Public transport probably shouldn’t be free, but it’s too expensive for it to pay for itself via fares. It creates value and growth in nearby communities, but not in every case. What does that mean for how we should think about public transportation systems and the money that pays for them?

The obvious solution is for us to continue more or less as we have been, but to recognize that the tax money going into public transit isn’t being wasted. Policymakers could use the tools created by Chatman and others to include the likely benefits of improved transit into their calculations when they decide how to allocate tax revenues.

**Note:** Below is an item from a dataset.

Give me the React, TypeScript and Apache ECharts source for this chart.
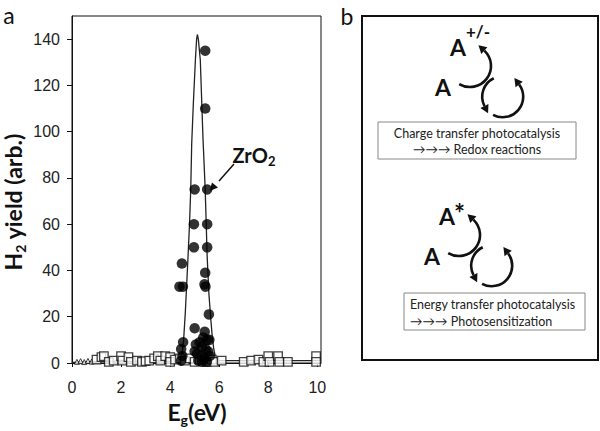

Other, more radical solutions involve requiring communities served by public transit to pay for their routes more directly, perhaps through a public transit property tax. This has some advantages - more reliable funding for transit chief among them - but some disadvantages as well. Impoverished communities that rely on public transit could easily find themselves unable to pay for the routes they rely on.

Regardless of what actions cities decide to take, what is clear is that it’s time to stop demanding that public transit pay for itself directly. In indirect, but clearly measurable ways, it already does.